"The force will be satisfied, because the usually sensitive period has passed without any major untoward incidents or law and order disturbances"

When the Onam festivities draw to a close on Monday, the city police will heave a huge sigh of relief. They ought to, for in the past two weeks, the entire city police machinery, right from the Commissionerate to three police sub-divisions, 10 circles, and about 20 police stations, has been on its toes, round the clock, sweating it out in the sun and getting drenched in the rain too.

“It has been a tough period. But the force will be satisfied, because the usually sensitive period has passed without any major untoward incidents or law and order disturbances,” City Police Commissioner T.J. Jose says.

In fact, for Mr. Jose and his team, preparations for the season began nearly a month earlier. Special units were formed, additional personnel identified and deployed, special control rooms set up, additional closed-circuit television (CCTV) cameras installed, patrol teams strengthened with additional jeeps and motorbikes, new motorbike patrols positioned, and above all, traffic arrangements drawn out in advance.

Traffic management was one of the crucial aspects, Mr. Jose says. One difference this year, he says, was that instead of putting up more ‘No Parking’ signs or announcing more such areas, the police identified parking spaces in and around the city and announced these to the public.
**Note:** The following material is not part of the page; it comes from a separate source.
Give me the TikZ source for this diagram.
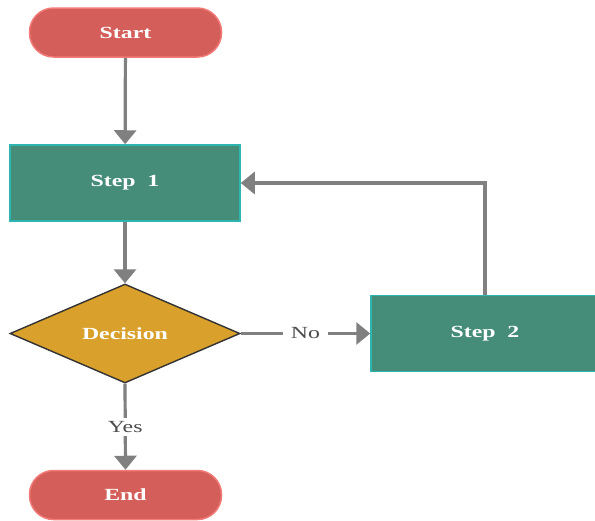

There were traffic snarls still, but none that threatened to hold the city hostage.

Other arrangements included installation of nearly 120 CCTV cameras, apart from the 240 regular police cameras that monitored every part of the city. Six motorbike patrols kept watch on vulnerable areas, while more on jeeps moved round the city 24x7.

The police personnel, nearly 1,200 of them, who were on the roads from dawn to midnight and beyond every day for the past two weeks, will get time to spend with their families, apart from an incentive of Rs.500 from the government – recognition for the hard work they put in.